Cada hoja es un recuerdo
tan triste como tierno
de que hubo sobre ese árbol
un cielo y un amor;
reunidas forman todas
el canto del invierno,
la estrofa de las nieves
y el himno del dolor.
Manuel Acuña
Hoy cae la última hoja. Cae lenta, y en un momento quisiéramos detenerla en su vaivén para retener toda su esencia: las ilusiones, los sueños frustrados, las alegrías, triunfos, las enfermedades, ausencias.
Esa hoja marchita por el tiempo, seca, que preconiza el invierno, es, sin embargo, la que ansiamos con emoción contenida; con la esperanza de momentos inolvidables; de abrazos y el reencuentro familiar.
En ella están escritas las ciertas historias, el relato de nuestra vida.

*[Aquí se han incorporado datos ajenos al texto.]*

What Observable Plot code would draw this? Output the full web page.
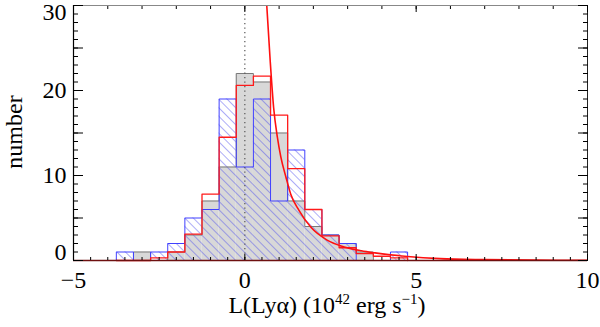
<!DOCTYPE html>
<html><head><meta charset="utf-8">
<script src="https://cdn.jsdelivr.net/npm/d3@7"></script>
<script src="https://cdn.jsdelivr.net/npm/@observablehq/plot@0.6"></script>
<style>body{margin:0;background:#fff} svg{display:block}</style>
</head><body><div id="chart"></div>
<script>
// histogram bins (centres, width 0.5)
const binCenters = [-3.5,-3.0,-2.5,-2.0,-1.5,-1.0,-0.5,0.0,0.5,1.0,1.5,2.0,2.5,3.0,3.5,4.0,4.5];
const binWidth = 0.5;
const grayCounts = [0,1,0,1,3,7,11,22,21,15,7,4,3,2,1,0,0];
const blueCounts = [1,0,1,2,5,6,19,11,19,7,13,6,3,2,0,0,1];
const redCounts  = [0,0,0.3,1.0,3.1,7.8,14.5,20.6,21.7,17.1,10.8,6.0,2.9,1.5,0.8,0.5,0.3];
// fitted curve
const fitX = [0.60,0.64,0.74,0.84,0.95,1.05,1.20,1.34,1.58,1.93,2.40,2.90,3.40,3.80,4.75,5.70,7.00,8.50,10.0];
const fitY = [33.0,30.0,23.5,18.0,14.5,12.2,9.8,7.8,5.9,3.9,2.4,1.6,1.15,0.9,0.47,0.22,0.10,0.04,0.02];
const xTickLabels = [-5,0,5,10];
const yTickLabels = [0,10,20,30];
const xDomain = [-5,10];
const yDomain = [0,30];

const bins = binCenters.map((c,i)=>({x1:c-binWidth/2, x2:c+binWidth/2, gray:grayCounts[i], blue:blueCounts[i], red:redCounts[i]}));
function steps(vals){
  const pts=[{x:binCenters[0]-binWidth/2,y:0}];
  binCenters.forEach((c,i)=>{pts.push({x:c-binWidth/2,y:vals[i]},{x:c+binWidth/2,y:vals[i]});});
  pts.push({x:binCenters[binCenters.length-1]+binWidth/2,y:0});
  return pts;
}
const fit = fitX.map((x,i)=>({x, y:fitY[i]}));
const fmt = d => d < 0 ? "\u2212" + (-d) : String(d);
const font = "'Liberation Serif','Times New Roman',Times,serif";
const fs = 24;
const xMinor1 = d3.range(-5, 10.001, 1);
const xMinorB = d3.range(-5, 10.001, 0.5);
const yMinor = d3.range(0, 30.001, 1);
const yMajor = d3.range(0, 30.001, 5);
const none = () => "";

const plot = Plot.plot({
  width: 600, height: 327,
  marginLeft: 73, marginRight: 13, marginTop: 5, marginBottom: 67,
  x: {domain: xDomain},
  y: {domain: yDomain},
  style: {fontFamily: font, background: "white", overflow: "visible"},
  marks: [
    Plot.rectY(bins, {x1:"x1", x2:"x2", y:"gray", fill:"#d8d8d8"}),
    Plot.rectY(bins, {x1:"x1", x2:"x2", y:"blue", fill:"url(#hatch)"}),
    Plot.line(steps(grayCounts), {x:"x", y:"y", stroke:"#7a7a7a", strokeWidth:1}),
    Plot.line(steps(blueCounts), {x:"x", y:"y", stroke:"#4040ff", strokeWidth:1}),
    Plot.line(steps(redCounts), {x:"x", y:"y", stroke:"#ff1a1a", strokeWidth:1.3}),
    Plot.ruleX([0], {stroke:"#555", strokeWidth:1.2, strokeDasharray:"1.2,3.3"}),
    Plot.line(fit, {x:"x", y:"y", stroke:"#ff1010", strokeWidth:1.6, curve:"monotone-x", clip:true}),
    // frame
    Plot.ruleY([yDomain[1]], {stroke:"#888", strokeWidth:1}),
    Plot.ruleX([xDomain[1]], {stroke:"#222", strokeWidth:1}),
    Plot.ruleX([xDomain[0]], {stroke:"#000", strokeWidth:1.2}),
    Plot.ruleY([yDomain[0]], {stroke:"#6e1010", strokeWidth:1.6}),
    // inward ticks
    Plot.axisX({anchor:"bottom", ticks:xMinorB, tickSize:-3, tickFormat:none, label:null, stroke:"#000"}),
    Plot.axisX({anchor:"top", ticks:xMinor1, tickSize:-3, tickFormat:none, label:null}),
    Plot.axisX({anchor:"top", ticks:xTickLabels, tickSize:-6, tickFormat:none, label:null}),
    Plot.axisX({anchor:"bottom", ticks:xTickLabels, tickSize:-6, tickFormat:none, label:null}),
    Plot.axisY({anchor:"left", ticks:yMinor, tickSize:-5, tickFormat:none, label:null}),
    Plot.axisY({anchor:"left", ticks:yMajor, tickSize:-10, tickFormat:none, label:null}),
    Plot.axisY({anchor:"right", ticks:yMinor, tickSize:-5, tickFormat:none, label:null}),
    Plot.axisY({anchor:"right", ticks:yMajor, tickSize:-10, tickFormat:none, label:null}),
    // labels
    Plot.axisX({anchor:"bottom", ticks:xTickLabels, tickSize:0, tickPadding:10, tickFormat:fmt, label:null, fontSize:fs, fill:"#000"}),
    Plot.axisY({anchor:"left", ticks:yTickLabels.slice(1,3), tickSize:0, tickPadding:7, tickFormat:fmt, label:null, fontSize:fs, fill:"#000"}),
    Plot.axisY({anchor:"left", ticks:[yTickLabels[0]], tickSize:0, tickPadding:7, dy:-8, tickFormat:fmt, label:null, fontSize:fs, fill:"#000"}),
    Plot.axisY({anchor:"left", ticks:[yTickLabels[3]], tickSize:0, tickPadding:7, dy:7, tickFormat:fmt, label:null, fontSize:fs, fill:"#000"})
  ]
});

// hatch pattern
const svg = d3.select(plot);
const defs = svg.insert("defs", ":first-child");
const pat = defs.append("pattern").attr("id","hatch").attr("patternUnits","userSpaceOnUse")
  .attr("width",6).attr("height",6).attr("patternTransform","rotate(-45)");
pat.append("line").attr("x1",0).attr("y1",0).attr("x2",0).attr("y2",6)
  .attr("stroke","#4a4aee").attr("stroke-width",0.9);

// axis titles
const xt = svg.append("text").attr("x", 327).attr("y", 313).attr("text-anchor","middle")
  .attr("font-family", font).attr("font-size", fs).attr("fill","#000");
xt.append("tspan").text("L(Ly\u03b1) (10");
xt.append("tspan").attr("dy",-9).attr("font-size",15).text("42");
xt.append("tspan").attr("dy",9).text(" erg s");
xt.append("tspan").attr("dy",-9).attr("font-size",15).text("\u22121");
xt.append("tspan").attr("dy",9).text(")");
svg.append("text").attr("transform","translate(22,132) rotate(-90)").attr("text-anchor","middle")
  .attr("font-family", font).attr("font-size", fs).attr("fill","#000").text("number");

document.getElementById("chart").appendChild(plot);
</script>
</body></html>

Aún también lo que no atrevemos a evocar: el fracaso, la pérdida, la frustración, el llanto. En un secreto pliegue lo hemos guardado, pensando que el olvido quedará sellado. Pero es cuando la magia reverdece esa hoja marchita y nuestra alma atraviesa el umbral del dolor en cada uno de nuestros malos momentos para sanar las heridas.

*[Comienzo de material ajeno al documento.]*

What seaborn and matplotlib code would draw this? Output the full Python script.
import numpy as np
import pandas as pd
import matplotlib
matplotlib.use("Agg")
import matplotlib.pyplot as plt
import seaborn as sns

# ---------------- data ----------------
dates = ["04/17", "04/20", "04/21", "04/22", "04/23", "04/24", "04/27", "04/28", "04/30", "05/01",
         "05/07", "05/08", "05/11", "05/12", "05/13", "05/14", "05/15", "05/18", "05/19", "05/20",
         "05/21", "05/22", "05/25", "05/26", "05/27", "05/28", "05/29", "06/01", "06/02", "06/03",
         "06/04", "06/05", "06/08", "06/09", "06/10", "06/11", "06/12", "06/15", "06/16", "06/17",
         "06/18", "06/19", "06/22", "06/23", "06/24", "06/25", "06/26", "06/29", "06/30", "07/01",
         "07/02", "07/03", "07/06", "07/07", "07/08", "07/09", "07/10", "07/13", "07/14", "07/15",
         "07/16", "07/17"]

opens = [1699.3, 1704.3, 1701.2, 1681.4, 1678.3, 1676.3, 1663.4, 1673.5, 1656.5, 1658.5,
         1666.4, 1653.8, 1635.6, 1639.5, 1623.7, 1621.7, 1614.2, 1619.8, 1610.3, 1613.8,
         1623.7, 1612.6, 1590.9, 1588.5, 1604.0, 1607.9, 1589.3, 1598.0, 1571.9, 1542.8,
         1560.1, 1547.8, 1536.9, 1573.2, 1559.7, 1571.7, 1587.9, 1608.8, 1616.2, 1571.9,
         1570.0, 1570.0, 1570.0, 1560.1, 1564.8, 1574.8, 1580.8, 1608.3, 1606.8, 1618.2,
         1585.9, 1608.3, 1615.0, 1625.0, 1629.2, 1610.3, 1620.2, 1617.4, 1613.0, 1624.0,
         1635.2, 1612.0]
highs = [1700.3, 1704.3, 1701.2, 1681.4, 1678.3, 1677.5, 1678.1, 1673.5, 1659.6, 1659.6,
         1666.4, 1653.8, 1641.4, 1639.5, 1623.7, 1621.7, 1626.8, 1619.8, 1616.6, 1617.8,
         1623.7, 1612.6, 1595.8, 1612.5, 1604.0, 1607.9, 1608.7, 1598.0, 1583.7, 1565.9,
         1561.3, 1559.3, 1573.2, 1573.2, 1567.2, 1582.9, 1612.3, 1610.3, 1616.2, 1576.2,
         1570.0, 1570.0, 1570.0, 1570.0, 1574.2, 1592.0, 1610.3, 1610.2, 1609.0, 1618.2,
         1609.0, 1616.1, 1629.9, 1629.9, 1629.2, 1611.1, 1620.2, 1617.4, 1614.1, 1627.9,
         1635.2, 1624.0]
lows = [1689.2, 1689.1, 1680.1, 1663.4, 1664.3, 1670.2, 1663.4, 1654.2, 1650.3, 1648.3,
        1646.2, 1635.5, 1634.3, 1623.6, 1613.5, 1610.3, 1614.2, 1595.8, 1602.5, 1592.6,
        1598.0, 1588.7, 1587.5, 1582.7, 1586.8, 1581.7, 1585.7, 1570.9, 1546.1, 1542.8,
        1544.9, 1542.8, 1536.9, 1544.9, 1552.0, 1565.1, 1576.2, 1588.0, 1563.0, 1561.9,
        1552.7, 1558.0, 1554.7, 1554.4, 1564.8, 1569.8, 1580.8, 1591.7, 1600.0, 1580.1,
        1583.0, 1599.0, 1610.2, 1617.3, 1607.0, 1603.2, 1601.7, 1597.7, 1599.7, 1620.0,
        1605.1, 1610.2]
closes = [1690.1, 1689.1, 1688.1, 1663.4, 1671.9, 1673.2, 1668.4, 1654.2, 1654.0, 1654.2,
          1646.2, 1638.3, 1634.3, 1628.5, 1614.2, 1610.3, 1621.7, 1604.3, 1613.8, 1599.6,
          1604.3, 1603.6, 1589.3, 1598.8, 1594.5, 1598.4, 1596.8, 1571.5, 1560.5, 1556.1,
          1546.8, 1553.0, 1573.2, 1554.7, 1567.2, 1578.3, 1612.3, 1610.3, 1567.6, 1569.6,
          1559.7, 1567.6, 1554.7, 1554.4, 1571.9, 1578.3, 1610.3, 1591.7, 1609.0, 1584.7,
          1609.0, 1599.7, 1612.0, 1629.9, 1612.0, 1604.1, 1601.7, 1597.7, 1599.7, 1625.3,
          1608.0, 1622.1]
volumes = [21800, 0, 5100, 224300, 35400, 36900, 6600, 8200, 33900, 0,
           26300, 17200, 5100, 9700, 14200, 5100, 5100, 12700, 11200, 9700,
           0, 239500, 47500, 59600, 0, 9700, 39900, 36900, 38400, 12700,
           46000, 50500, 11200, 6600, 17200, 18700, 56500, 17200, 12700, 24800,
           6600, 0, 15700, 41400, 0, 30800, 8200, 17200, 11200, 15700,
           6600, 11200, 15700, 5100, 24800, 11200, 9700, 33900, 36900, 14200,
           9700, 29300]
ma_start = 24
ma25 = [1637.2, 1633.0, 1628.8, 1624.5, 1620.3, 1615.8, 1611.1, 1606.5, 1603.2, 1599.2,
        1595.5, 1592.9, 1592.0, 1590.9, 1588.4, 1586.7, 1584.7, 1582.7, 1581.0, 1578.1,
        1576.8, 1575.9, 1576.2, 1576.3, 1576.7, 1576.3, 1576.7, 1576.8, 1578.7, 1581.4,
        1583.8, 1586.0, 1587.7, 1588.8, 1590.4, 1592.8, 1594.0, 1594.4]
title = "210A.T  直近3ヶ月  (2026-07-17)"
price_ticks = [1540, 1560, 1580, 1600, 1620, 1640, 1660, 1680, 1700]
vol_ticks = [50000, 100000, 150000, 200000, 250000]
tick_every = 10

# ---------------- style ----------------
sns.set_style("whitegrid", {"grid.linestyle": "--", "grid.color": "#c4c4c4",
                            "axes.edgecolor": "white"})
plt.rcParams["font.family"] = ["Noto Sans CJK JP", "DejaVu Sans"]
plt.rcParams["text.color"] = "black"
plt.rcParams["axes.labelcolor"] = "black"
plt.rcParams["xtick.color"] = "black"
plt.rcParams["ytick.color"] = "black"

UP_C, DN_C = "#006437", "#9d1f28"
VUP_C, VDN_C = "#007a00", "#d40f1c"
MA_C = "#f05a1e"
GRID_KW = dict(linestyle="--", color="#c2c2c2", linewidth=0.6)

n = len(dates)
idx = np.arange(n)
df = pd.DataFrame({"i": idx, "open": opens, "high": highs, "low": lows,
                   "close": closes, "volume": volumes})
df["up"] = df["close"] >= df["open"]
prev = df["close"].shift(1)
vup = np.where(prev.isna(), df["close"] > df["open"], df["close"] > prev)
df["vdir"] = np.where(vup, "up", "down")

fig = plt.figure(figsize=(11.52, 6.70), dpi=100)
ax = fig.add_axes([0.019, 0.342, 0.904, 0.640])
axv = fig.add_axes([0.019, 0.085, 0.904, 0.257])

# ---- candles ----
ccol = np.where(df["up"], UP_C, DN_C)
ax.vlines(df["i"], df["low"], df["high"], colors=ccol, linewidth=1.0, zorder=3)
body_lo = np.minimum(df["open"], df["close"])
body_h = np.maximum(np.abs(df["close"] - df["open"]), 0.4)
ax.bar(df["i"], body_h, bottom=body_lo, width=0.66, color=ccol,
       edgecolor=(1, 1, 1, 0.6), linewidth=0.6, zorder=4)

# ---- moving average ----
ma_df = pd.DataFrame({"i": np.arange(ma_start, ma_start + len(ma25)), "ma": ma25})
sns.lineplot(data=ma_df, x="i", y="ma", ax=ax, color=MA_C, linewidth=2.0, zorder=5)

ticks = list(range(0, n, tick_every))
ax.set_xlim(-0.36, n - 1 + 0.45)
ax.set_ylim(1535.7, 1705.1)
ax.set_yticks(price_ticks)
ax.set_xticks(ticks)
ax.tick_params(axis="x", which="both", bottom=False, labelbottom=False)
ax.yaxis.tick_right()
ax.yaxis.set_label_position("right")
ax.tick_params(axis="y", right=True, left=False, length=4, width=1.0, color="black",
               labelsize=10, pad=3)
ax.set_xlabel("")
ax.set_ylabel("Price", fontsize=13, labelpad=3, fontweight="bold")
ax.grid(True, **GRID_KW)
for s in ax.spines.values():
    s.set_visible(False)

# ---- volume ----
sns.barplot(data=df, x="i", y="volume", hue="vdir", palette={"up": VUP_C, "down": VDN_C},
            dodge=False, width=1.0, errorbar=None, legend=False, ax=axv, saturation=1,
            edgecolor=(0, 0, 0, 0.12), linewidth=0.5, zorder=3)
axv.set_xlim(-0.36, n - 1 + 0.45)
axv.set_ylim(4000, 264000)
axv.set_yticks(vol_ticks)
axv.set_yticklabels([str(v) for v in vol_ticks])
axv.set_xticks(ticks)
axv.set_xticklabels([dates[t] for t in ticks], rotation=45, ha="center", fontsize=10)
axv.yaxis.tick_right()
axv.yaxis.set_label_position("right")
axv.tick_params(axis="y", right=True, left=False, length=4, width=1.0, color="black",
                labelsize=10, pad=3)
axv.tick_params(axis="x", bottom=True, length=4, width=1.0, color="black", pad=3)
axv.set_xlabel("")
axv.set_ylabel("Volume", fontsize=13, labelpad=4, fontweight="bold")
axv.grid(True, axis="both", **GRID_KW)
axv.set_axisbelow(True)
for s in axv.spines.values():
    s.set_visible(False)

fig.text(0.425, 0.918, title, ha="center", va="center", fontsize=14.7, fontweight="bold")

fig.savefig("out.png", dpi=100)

También se ilumina nuestro rostro con los éxitos, la sonrisa, la mañana de cada día, del esfuerzo compensado con el premio cotidiano. Y lo más importante: saber que hemos realizado, lo que más amamos, por el simple goce de vivir.
Cae la hoja, y la levantamos con agradecimiento, la empuñamos y quizás se rompa por la vejez de su cuerpo. Abrimos nuestra mano y la dejamos ir, el viento invernal se la ha llevado lejos, al lugar de los tiempos, al sitio eterno.
Y vemos unos pequeños extractos, los empuñamos y nos percatamos que están ahí lo que somos: los fragmentos de nuestra realidad.
Como seres imperfectos ocultamos nuestra envidia, nuestro temor al fracaso; la enfermedad del espíritu que sabemos nos corroe más que la enfermedad física; los sueños perdidos, las ilusiones negadas.
Y atisbamos en la distancia la imponderable consecuencia de nuestros actos.
Nos vemos en la calle cerrada de aquel día donde nos enfrentamos a la muerte. Y que la oscuridad nos dejó solos, con la sombra y el abismo de nuestro dolor en la soledad.
En una parte reseca, en un nimio fragmento está el agradecimiento, el que a veces olvidamos y rescatamos del olvido, para recordar los rostros amigos que nos tendieron su mano.
Y los fragmentos de la bondad florecen aún en el crudo invierno. La mano extendida sin cobro de las buenas acciones, se empuña con la alegría sin ninguna recompensa. Y a lo lejos vemos aquella sonrisa, aquel bocado de pan que acudió al auxilio del amigo, al hermano o al ignoto hambriento que con sus ojos te miró agradecido.
La cita con el tiempo se acerca y esperamos el ensalmo final donde olvidamos diferencias y nos vemos como somos, seres humanos que necesitamos el abrazo del otro.
Ha caído la última hoja y es ella la que enciende el fuego, y la llama que dará luz a nuestros nuevos pasos; a nuestras nuevas tristezas; a nuestros silencios cuando no hay voz para expresar el sufrimiento. Será la fuente de ilusiones, las esperanzas y los sueños que son el motor de la existencia humana.
Y así, el viento invernal se lleva la hojarasca, en el vórtice que arrebata los últimos pensamientos: los rostros que en su inocencia y ternura tuvieron que partir en el inesperado instante de la muerte; recogemos nuestros pasos y abandonamos el camino para llevar nuestro espíritu a nuevos senderos, a los a veces inexplicables momentos que nos depara la vida.